One wonders if the concern might not be the illustration at all, but rather the queer content of the book. After all, concerned parents and selectmen aren’t rushing to protect the children of Connecticut from Wonder Woman’s exposed thighs.

Critiques of Who Is: RuPaul follow the party line of recent book challenges. The material is sexual and inappropriate for children. But it’s only the content of queer books that seems to be the problem. And it isn’t even explicit sex scenes that are being called out. The mere presence of queer characters seems to be enough for parents to call the material sexual. The Colchester library has many books for young people that are shelved in the children and teen collection that include sexual content.

The system has seven copies of a beloved young adult author’s book that contains a sex scene with premature ejaculation. Parents seem to be able to handle explicit heterosexual sex scenes but the mere hint of queerness is abhorrent. Sexualizing RuPaul and other queer people is nothing new. For decades LGBTQ+ people have been reduced to their sexual behavior. There is nothing inherently sexual about the presence of a gay character, just as there is nothing inherently sexual about the presence of a straight character. Nothing in the sketch is more sexual than what children would see from cheerleaders at a sporting event. 

It’s even more alarming that this most recent challenge is of a biography in a well-regarded series of books for young people published by Penguin Random House. It’s especially important for public libraries to provide access to LGBTQ+ nonfiction considering that in a 2017 nationwide study only 41% of students learned anything positive about LGBTQ+ people in their classrooms. Nonfiction books provide valuable role models for LGBTQ+ young people. This is a population that research indicates experiences health and academic challenges due to the discrimination they face in their schools. Other biographies in the Who Is series by Penguin include Albert Einstein, Amelia Earhart, and Barack Obama. Including a queer icon in a book series with American heroes sends an invaluable message of belonging to queer young people. 

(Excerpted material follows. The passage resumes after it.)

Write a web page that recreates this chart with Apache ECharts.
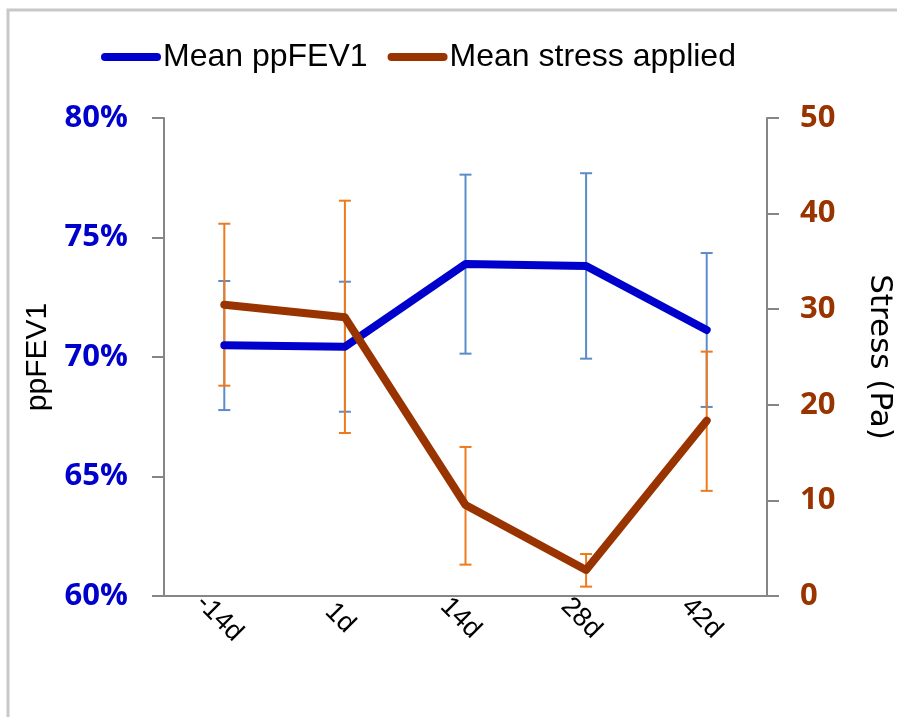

Details of this specific case are concerning. Librarians removed the books from the shelf before an official challenge form was submitted. Temporarily removing a book from the shelves may be a step in the review process, but there is no reason to do so before a challenge is even in place. The suggestion that librarians should proactively root through their entire children’s collection on a hunt for supposed sexual material is absurd. That is not how libraries work.

The principles of the American Library Association clearly state that the freedom to read is essential for our democracy. Reclassifying queer books for young people in the adult section is not an appropriate solution either. Queer young people exist. They need access to stories that mirror their experience. And reading books about all genders and sexuality can help cisgender/heterosexual children build empathy. Removing queer books from the children’s sections sends a dangerous message to queer young people that their identities are inherently sexual and inappropriate. 

Even in the case of overt sexuality in a book, a single parent or even a group of parents should not have control over the reading habits of an entire region. This is not a matter of parental control, as some would suggest. It is censorship. If a parent doesn’t want their children to read certain material they can forbid their children from checking out those books from the library. The solution is as simple as that. Some parents want their children to have access to queer books. What happens to their right to parental control if these books are absent from our libraries?

Jesselyn Dreeszen Bowman
Columbia, SC

Bowman is a doctoral student at the University of South Carolina, and holds an MA in Library and Information Science from Simmons University.